I tuned out her voice and focused on the diary Russell had left. If I was going to be trapped here for three days, I might as well use the time productively.
I opened the diary, skimming through entries from the early years of Vanessa's marriage. At first, they were filled with love and optimism. But gradually, a darker tone emerged.
"November 20th. Found another camera today, this one in my bathroom. When I confronted Russell, he claimed it was for my protection. Said he worries about me falling or fainting when I'm alone. I pretended to believe him."
"February 7th. Russell's 'protection' is becoming suffocating. He questions every call, monitors my location through my phone, chooses my clothes each morning. Mother thinks I'm living a fairy tale. If only she knew."
I continued reading, my heart breaking for my sister. The controlling behavior I'd experienced from Russell was apparently nothing compared to what Vanessa had endured. And yet, there were no entries suggesting she planned to leave him. Why had she stayed?
As I turned to the final section of the diary, I found entries from just weeks before her death.
"March 2nd. Russell's behavior is becoming more erratic. Yesterday he threw away an entire meal I'd prepared because I used the wrong serving dish. Later, he apologized with diamonds. Always the same pattern—cruelty followed by extravagant gifts. I'm so tired."

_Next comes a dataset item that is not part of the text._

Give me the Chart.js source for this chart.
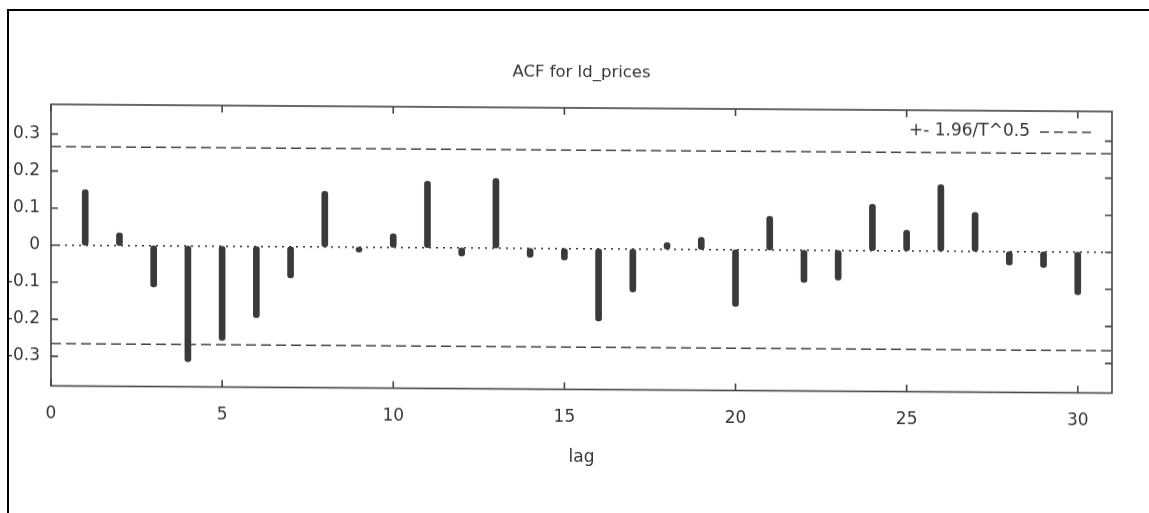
<!DOCTYPE html>
<html>
<head>
<meta charset="utf-8">
<script src="https://cdn.jsdelivr.net/npm/chart.js@4/dist/chart.umd.min.js"></script>
<style>
  html, body { margin: 0; padding: 0; background: #fff; width: 1149px; height: 513px; overflow: hidden; }
  #frame { position: absolute; left: 7px; top: 9px; width: 1142px; height: 504px;
           border-left: 2px solid #000; border-top: 2px solid #000; overflow: hidden; background: #fff; }
  #wrap { position: absolute; left: -9px; top: -11px; width: 1149px; height: 513px;
          transform-origin: 0 0; transform: skewY(0.39deg); }
</style>
</head>
<body>
<div id="frame"><div id="wrap"><canvas id="c" width="1149" height="513"></canvas></div></div>
<script>
// ---- data ----
const lags = [1,2,3,4,5,6,7,8,9,10,11,12,13,14,15,16,17,18,19,20,21,22,23,24,25,26,27,28,29,30];
const acfValues = [0.150, 0.034, -0.111, -0.312, -0.254, -0.192, -0.084, 0.150, -0.013, 0.037,
                   0.179, -0.022, 0.188, -0.024, -0.031, -0.195, -0.116, 0.018, 0.033, -0.153,
                   0.091, -0.087, -0.080, 0.125, 0.056, 0.179, 0.105, -0.036, -0.042, -0.115];
const confBand = 0.266;           // +- 1.96/T^0.5
const xTickValues = [0, 5, 10, 15, 20, 25, 30];
const yTickValues = [-0.3, -0.2, -0.1, 0, 0.1, 0.2, 0.3];
const xRange = [0, 31];
const yRange = [-0.38, 0.38];
const titleText = 'ACF for ld_prices';
const xTitle = 'lag';
const legendText = '+- 1.96/T^0.5';

const FONT = 'DejaVu Sans';
const INK = '#363636';

const barData = lags.map((l, i) => ({ x: l, y: acfValues[i] }));
const upper = [{ x: xRange[0], y: confBand }, { x: xRange[1], y: confBand }];
const lower = [{ x: xRange[0], y: -confBand }, { x: xRange[1], y: -confBand }];
const zero = [{ x: xRange[0], y: 0 }, { x: xRange[1], y: 0 }];

const near = (v, arr) => arr.some(t => Math.abs(t - v) < 1e-6);

const framePlugin = {
  id: 'gnuplotFrame',
  afterDatasetsDraw(chart) {
    const { ctx, chartArea: a, scales } = chart;
    ctx.save();
    ctx.strokeStyle = '#444';
    ctx.lineWidth = 1.6;
    ctx.setLineDash([]);
    ctx.strokeRect(a.left, a.top, a.right - a.left, a.bottom - a.top);
    const tl = 7;
    ctx.beginPath();
    scales.x.ticks.forEach(t => {
      const px = scales.x.getPixelForValue(t.value);
      ctx.moveTo(px, a.bottom); ctx.lineTo(px, a.bottom - tl);
      ctx.moveTo(px, a.top); ctx.lineTo(px, a.top + tl);
    });
    scales.y.ticks.forEach(t => {
      const py = scales.y.getPixelForValue(t.value);
      ctx.moveTo(a.left, py); ctx.lineTo(a.left + tl, py);
      ctx.moveTo(a.right, py); ctx.lineTo(a.right - tl, py);
    });
    ctx.stroke();
    // legend inside the plot, top right
    const ly = a.top + 21;
    ctx.fillStyle = INK;
    ctx.font = '17px "' + FONT + '"';
    ctx.textAlign = 'right';
    ctx.textBaseline = 'middle';
    ctx.fillText(legendText, a.right - 82, ly);
    ctx.beginPath();
    ctx.setLineDash([9, 5]);
    ctx.moveTo(a.right - 72, ly);
    ctx.lineTo(a.right - 20, ly);
    ctx.stroke();
    ctx.restore();
  }
};

new Chart(document.getElementById('c'), {
  type: 'bar',
  data: {
    datasets: [
      { type: 'bar', data: barData, backgroundColor: '#3a3a3a', barThickness: 6,
        borderRadius: 3, borderSkipped: false },
      { type: 'line', data: zero, borderColor: '#333', borderWidth: 1.7, borderDash: [2, 5],
        pointRadius: 0, fill: false },
      { type: 'line', data: upper, borderColor: '#444', borderWidth: 1.6, borderDash: [10, 5],
        pointRadius: 0, fill: false },
      { type: 'line', data: lower, borderColor: '#444', borderWidth: 1.6, borderDash: [10, 5],
        pointRadius: 0, fill: false }
    ]
  },
  options: {
    responsive: false,
    animation: false,
    devicePixelRatio: 1,
    layout: { padding: { left: 0, right: 37, top: 0, bottom: 0 } },
    plugins: {
      legend: { display: false },
      tooltip: { enabled: false },
      title: {
        display: true, text: titleText, fullSize: false, color: INK,
        font: { family: FONT, size: 16.5, weight: 'normal' },
        padding: { top: 59, bottom: 25.2 }
      }
    },
    scales: {
      x: {
        type: 'linear', min: xRange[0], max: xRange[1], offset: false,
        grid: { display: false, drawTicks: false }, border: { display: false },
        ticks: { stepSize: 5, padding: 18, color: INK, font: { family: FONT, size: 17 } },
        afterBuildTicks: s => { s.ticks = s.ticks.filter(t => near(t.value, xTickValues)); },
        afterFit: s => { s.height = 127.5; },
        title: { display: true, text: xTitle, color: INK, font: { family: FONT, size: 17 },
                 padding: { top: 0, bottom: 49 } }
      },
      y: {
        min: yRange[0], max: yRange[1],
        grid: { display: false, drawTicks: false }, border: { display: false },
        ticks: { stepSize: 0.1, padding: 11, color: INK, font: { family: FONT, size: 17 },
                 callback: v => Math.abs(v) < 1e-9 ? '0' : (Math.round(v * 10) / 10).toFixed(1) },
        afterBuildTicks: s => { s.ticks = s.ticks.filter(t => near(t.value, yTickValues)); },
        afterFit: s => { s.width = 51; }
      }
    }
  },
  plugins: [framePlugin]
});
</script>
</body>
</html>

Then, the entry that made my blood run cold:
"March 15th. If Russell discovers I'm the sister... I'll have to activate Plan B. I've left instructions with Dr. Westfield. Ceci, if you're reading this—and somehow I know you will be—remember our promise under the willow tree. Everything you need is where the light meets the water."
The entry ended there. I frantically flipped to the next page, but it had been torn out. All that remained were faint indentations in the paper beneath—the pressure marks from Vanessa's pen on the missing page.

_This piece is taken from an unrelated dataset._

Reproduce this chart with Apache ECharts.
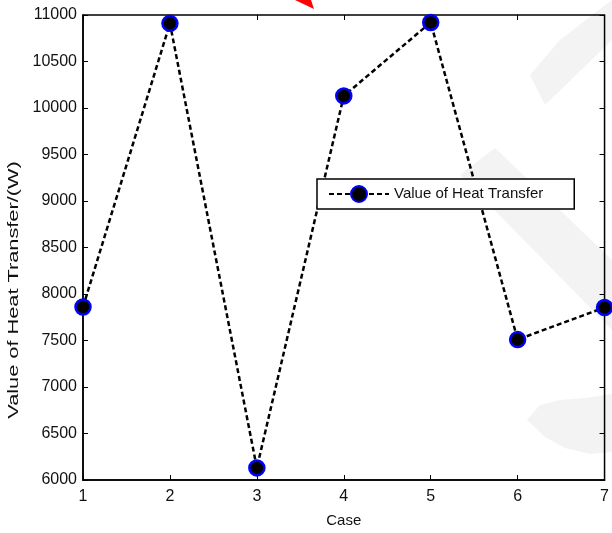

I held the book at an angle, trying to catch the light in a way that would make the indentations readable. Slowly, I made out a few words: "He has always loved..."
The rest was too faint to decipher.
My mind raced. "If Russell discovers I'm the sister"? What did that mean? Had Vanessa been impersonating me at some point? And who was Dr. Westfield? The name wasn't in any of the files I'd seen.

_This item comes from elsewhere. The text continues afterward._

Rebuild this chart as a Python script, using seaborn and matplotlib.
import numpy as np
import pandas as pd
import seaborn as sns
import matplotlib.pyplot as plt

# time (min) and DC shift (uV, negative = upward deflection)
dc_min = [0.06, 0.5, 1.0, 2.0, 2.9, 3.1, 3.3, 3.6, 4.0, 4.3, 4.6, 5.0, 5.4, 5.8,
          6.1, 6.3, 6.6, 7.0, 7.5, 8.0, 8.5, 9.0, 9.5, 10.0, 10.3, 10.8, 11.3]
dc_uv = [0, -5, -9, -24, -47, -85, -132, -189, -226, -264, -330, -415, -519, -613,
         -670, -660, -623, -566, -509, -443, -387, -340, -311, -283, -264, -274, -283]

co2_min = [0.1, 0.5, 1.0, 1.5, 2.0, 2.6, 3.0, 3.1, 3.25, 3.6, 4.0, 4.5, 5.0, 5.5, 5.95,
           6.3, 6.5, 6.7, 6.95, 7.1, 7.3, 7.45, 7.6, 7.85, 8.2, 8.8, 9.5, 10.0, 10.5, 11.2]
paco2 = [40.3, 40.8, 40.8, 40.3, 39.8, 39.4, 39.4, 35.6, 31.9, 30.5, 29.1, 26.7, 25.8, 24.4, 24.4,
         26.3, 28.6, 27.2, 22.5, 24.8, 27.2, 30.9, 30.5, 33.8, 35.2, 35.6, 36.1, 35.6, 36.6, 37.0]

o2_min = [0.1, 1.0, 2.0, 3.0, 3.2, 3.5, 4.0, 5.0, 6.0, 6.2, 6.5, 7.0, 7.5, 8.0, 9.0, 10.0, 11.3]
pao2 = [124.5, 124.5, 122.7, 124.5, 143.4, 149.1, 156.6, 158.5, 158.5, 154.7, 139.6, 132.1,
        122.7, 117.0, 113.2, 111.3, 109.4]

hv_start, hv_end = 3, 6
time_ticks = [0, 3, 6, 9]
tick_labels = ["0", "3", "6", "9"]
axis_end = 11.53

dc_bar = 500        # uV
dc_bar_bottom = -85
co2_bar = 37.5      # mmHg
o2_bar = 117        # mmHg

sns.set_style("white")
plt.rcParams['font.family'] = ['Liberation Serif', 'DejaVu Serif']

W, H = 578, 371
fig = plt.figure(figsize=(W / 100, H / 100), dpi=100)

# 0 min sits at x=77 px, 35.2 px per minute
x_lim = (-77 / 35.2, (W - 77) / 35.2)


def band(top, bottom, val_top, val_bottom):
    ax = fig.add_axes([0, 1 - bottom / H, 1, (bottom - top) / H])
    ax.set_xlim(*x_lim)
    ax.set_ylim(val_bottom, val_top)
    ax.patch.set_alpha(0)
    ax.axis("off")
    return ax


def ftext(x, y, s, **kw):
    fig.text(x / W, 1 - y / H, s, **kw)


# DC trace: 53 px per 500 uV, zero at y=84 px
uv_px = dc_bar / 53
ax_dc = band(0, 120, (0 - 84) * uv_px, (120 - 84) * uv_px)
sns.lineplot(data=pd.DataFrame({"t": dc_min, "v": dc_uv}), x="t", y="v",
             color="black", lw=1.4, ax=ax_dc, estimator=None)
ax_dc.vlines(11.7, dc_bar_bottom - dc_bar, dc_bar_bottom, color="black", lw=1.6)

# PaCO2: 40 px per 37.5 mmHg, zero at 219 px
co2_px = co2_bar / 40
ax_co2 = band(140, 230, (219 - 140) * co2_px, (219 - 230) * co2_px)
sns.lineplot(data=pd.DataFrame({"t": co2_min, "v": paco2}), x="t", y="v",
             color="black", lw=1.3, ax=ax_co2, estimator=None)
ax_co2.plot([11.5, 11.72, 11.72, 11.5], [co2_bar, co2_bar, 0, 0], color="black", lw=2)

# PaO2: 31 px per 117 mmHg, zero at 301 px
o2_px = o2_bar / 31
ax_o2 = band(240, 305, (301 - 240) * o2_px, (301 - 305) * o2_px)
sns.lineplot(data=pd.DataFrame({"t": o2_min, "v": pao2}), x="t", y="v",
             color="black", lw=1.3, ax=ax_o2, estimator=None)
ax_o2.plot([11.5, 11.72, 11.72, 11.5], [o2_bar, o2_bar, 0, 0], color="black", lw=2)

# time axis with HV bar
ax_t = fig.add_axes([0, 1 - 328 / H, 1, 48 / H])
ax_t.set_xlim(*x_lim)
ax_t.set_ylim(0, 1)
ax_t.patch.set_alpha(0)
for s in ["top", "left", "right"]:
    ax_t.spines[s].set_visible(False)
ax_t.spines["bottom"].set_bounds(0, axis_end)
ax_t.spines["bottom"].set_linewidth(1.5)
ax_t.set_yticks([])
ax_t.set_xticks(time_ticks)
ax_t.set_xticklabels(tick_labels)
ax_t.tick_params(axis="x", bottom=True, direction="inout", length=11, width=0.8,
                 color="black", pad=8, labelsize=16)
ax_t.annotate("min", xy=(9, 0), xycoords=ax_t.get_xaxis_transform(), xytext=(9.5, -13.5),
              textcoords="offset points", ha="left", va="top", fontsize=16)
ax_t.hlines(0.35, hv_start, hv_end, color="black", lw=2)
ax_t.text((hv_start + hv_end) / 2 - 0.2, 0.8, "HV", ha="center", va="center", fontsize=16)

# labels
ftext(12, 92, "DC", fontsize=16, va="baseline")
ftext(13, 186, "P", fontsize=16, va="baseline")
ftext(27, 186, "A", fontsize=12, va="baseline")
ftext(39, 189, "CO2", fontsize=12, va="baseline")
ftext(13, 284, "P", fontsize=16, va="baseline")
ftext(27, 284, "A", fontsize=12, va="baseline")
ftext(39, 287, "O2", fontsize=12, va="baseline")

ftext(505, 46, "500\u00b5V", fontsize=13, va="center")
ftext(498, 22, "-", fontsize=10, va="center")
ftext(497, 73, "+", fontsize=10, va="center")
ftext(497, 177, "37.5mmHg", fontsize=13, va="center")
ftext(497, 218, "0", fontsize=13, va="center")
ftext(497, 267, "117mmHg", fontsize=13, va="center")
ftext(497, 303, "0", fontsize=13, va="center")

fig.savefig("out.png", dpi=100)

The willow tree reference was clear—it referred to a massive willow on our childhood property where we'd made our most solemn promises. And "where light meets water" could only be the pool house, where the afternoon sun reflected off the swimming pool, creating dancing patterns on the ceiling.
I needed to get out of this basement and search the pool house. But first, I had to survive the next seventy-two hours without losing myself in Russell's "immersion therapy."
I settled back against the pillows, forcing my breathing to match the rhythm of Vanessa's in the videos playing around me. The calibrator on my temple blinked green—approving my performance.
As Vanessa's voice continued reading diary entries through the speakers, I closed my eyes and began planning my escape from the basement—and, ultimately, from Russell's twisted world.
But the diary's revelations haunted me. If Vanessa had been planning something—"Plan B"—before her death, what exactly had she set in motion? And more disturbing still: had Russell killed her because he'd discovered some deception, some twin-swap gone wrong?
The questions swirled in my mind as Vanessa's voice surrounded me, speaking words that no longer sounded like my sister at all, but like a carefully constructed character—one that Russell had molded through his "immersion therapy" and constant surveillance.
I was beginning to understand that the Vanessa I was contracted to become might never have truly existed at all.